10. "As universidades deveriam correr para contratá-lo". O capítulo narra sua volta ao Brasil, mediada pelo cardeal Arns. A PUC de São Paulo o acolhe como professor, bem a Unicamp, esta com grandes dificuldades. Com a anistia é reintegrado à Universidade do Recife, pela qual se aposenta. Foi um período de intensa atividade intelectual. A frase do título, pasmem, é de Fernando Henrique Cardoso.

11. Reaprender o país. Este também é um dos mais importantes capítulos do livro. Trata da formação de seu pensamento, das críticas negativas e positivas, à esquerda e à direita, de sua obra e a repercussão de seus trabalhos. No ano de 1986 perde Elza, que ao longo de toda a sua história de vida foi a companheira  que garantiu a consistência familiar, por uma presença maior junto aos cinco filhos. Enfrentou dificuldades mil. A esta altura o livro é interrompido para 30 páginas de fotografias.

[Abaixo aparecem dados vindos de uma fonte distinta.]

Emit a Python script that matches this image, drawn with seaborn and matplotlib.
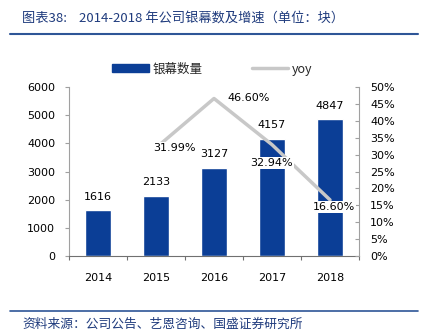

12. "Nós acreditamos na liberdade". É um relato de sua experiência administrativa à frente da prefeitura da cidade de São Paulo, na gestão de Luisa Erundina. Muitas dificuldades e muitas críticas. Ficou por dois anos e meio, para voltar a se dedicar à escrita de livros, fazer viagens e ter uma convivência familiar maior, agora com Nita, com quem se casara, embora resistências vindas de todos os lados. A liberdade referente ao título era a meta em sua experiência de gestão.

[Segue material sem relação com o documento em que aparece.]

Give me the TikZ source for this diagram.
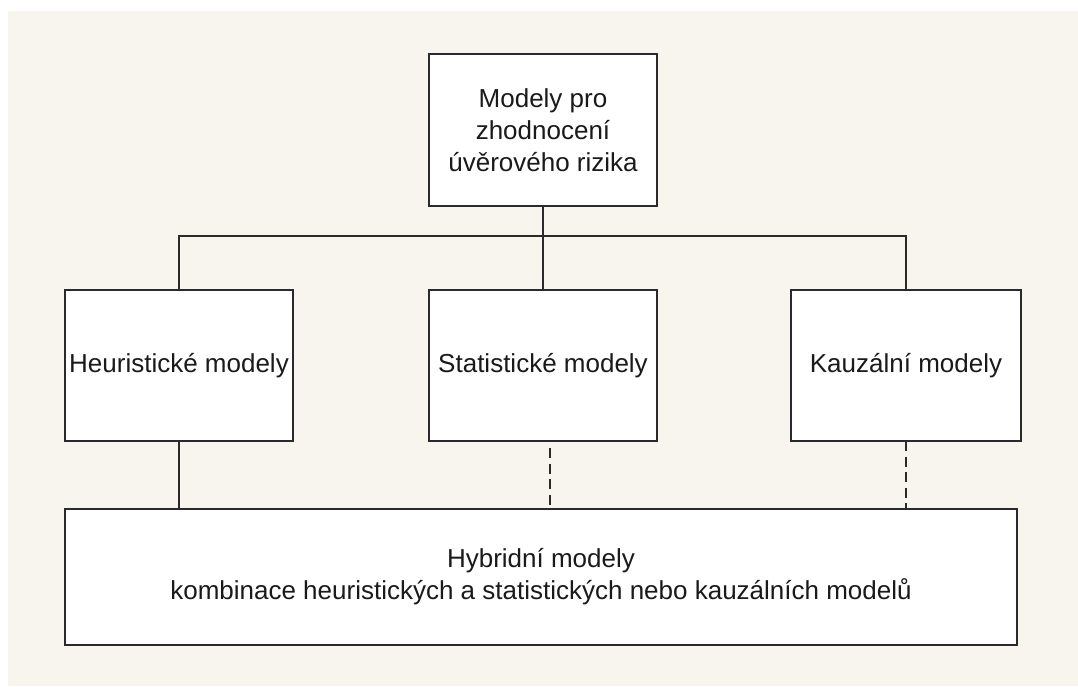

13. "Minhas reuniões com Marx nunca me sugeriram que parasse de ter reuniões com Cristo". É o lindíssimo capítulo final: os seus últimos livros e seus últimos trabalhos, bem como os seus problemas de saúde, a sua indisciplina alimentar e a não prática de atividades físicas, o adoecimento e morte. Termina por mostrar uma conjuntura do Brasil de hoje, onde é condecorado com o título de Patrono da Educação Brasileira, mas é também pesadamente insultado pelos seus insanos detratores. O título é retirado de sua última entrevista para a TV PUC/SP.

Pronto, se quiser mais, vamos ao livro e - boa leitura. Em 2021 estaremos comemorando o seu centenário de nascimento, ocorrido em 19 de setembro de 1921, no bairro  da Casa Amarela, na sua querida cidade de Recife.